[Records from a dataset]
------------------------------------------------------------
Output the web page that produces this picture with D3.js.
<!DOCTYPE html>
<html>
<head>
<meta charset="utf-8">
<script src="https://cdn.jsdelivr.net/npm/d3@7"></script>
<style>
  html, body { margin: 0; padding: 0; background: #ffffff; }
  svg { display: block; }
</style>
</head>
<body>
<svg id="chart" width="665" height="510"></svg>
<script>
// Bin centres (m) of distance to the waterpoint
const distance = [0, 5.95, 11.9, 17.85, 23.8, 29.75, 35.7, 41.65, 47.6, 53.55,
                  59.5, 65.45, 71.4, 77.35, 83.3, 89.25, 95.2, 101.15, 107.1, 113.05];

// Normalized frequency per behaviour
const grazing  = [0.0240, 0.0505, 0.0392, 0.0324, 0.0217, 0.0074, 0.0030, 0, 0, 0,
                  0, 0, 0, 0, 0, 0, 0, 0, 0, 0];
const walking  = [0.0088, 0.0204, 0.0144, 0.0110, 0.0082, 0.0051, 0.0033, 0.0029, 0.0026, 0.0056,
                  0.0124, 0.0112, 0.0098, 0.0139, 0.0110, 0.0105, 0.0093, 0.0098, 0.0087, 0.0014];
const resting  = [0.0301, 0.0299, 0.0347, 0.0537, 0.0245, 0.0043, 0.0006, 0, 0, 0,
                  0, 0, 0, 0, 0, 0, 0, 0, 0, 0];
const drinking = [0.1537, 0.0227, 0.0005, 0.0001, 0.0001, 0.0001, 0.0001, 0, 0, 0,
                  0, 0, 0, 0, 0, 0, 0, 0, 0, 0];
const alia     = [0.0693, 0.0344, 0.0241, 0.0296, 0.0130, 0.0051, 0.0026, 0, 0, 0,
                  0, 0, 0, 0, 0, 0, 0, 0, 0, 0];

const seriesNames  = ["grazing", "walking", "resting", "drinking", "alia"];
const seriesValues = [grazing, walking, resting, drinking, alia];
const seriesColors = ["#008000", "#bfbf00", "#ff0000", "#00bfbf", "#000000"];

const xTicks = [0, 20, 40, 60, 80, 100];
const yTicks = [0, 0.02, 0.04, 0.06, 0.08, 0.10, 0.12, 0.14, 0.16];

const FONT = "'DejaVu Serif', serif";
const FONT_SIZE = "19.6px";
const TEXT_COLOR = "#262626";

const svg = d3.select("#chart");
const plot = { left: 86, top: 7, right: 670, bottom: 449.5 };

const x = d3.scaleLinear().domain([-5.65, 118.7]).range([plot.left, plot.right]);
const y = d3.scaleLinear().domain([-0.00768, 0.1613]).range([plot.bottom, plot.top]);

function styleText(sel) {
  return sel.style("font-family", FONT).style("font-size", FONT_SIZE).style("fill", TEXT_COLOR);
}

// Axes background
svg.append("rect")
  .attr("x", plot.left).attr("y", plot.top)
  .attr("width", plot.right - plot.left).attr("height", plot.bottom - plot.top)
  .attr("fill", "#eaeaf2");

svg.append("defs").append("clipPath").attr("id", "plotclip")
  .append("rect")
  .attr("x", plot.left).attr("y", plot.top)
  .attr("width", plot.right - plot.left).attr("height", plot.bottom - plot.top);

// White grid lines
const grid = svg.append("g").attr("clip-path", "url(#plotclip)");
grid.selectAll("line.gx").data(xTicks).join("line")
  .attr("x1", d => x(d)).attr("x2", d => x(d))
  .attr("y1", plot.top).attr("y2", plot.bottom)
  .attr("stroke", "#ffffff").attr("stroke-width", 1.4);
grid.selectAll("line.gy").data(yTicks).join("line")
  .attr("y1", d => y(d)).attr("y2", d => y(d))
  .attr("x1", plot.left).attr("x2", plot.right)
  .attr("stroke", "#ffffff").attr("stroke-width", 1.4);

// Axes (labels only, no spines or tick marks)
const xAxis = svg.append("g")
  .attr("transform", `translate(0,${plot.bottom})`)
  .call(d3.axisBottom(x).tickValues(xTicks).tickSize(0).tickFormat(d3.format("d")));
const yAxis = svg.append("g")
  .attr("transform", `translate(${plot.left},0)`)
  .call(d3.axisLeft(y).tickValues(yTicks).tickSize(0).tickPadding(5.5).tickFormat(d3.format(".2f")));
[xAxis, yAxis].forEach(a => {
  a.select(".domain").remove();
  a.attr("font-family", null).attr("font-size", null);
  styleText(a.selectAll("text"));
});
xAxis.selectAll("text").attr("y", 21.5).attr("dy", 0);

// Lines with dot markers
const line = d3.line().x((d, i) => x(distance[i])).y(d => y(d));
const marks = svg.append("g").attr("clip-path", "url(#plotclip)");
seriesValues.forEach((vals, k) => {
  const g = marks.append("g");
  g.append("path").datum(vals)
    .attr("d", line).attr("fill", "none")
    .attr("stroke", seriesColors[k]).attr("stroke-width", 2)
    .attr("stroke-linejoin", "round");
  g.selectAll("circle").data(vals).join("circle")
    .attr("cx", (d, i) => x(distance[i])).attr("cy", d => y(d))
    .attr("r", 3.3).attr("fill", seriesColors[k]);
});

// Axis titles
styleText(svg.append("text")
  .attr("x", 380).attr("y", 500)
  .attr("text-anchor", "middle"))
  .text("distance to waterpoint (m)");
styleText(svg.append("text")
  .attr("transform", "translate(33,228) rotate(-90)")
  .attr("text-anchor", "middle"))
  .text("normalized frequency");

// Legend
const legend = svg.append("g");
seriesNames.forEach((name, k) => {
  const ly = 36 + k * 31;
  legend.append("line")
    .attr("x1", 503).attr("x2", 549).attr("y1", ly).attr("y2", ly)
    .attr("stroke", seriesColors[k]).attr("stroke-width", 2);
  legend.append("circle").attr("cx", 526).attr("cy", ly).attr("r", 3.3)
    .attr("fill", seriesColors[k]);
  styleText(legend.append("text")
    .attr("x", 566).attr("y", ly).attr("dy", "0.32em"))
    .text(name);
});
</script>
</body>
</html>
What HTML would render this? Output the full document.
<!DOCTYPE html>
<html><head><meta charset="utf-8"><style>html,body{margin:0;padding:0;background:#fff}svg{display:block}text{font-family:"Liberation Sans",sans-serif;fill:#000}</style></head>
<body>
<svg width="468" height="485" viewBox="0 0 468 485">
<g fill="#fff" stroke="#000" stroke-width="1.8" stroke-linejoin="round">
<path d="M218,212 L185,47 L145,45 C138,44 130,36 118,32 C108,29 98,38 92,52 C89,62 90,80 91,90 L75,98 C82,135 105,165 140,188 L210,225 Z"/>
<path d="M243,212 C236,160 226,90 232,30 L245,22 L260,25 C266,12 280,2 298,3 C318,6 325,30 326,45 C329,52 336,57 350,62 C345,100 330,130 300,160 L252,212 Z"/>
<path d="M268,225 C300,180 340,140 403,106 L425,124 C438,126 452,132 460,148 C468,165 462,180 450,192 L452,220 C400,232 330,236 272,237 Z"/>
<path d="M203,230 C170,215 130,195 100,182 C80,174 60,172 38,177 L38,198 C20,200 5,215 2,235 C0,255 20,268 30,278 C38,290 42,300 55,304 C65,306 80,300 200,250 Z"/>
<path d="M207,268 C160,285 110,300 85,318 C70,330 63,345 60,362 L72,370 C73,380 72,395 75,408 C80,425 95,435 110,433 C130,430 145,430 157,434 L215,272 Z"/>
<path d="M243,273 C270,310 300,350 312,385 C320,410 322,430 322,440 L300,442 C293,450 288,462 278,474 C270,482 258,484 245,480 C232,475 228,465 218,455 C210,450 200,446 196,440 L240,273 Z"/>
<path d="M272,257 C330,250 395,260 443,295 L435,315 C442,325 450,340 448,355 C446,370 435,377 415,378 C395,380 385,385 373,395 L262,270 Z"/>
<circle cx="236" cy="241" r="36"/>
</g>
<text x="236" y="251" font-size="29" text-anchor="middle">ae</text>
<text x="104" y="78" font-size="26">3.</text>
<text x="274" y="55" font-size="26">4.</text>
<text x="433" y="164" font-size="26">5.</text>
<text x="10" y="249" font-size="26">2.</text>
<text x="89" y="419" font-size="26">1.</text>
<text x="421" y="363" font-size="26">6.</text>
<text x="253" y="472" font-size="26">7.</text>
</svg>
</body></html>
------------------------------------------------------------
To be done: In the listing above, how many lines hold the word "this"? Give the number and nothing more.

Task output: 2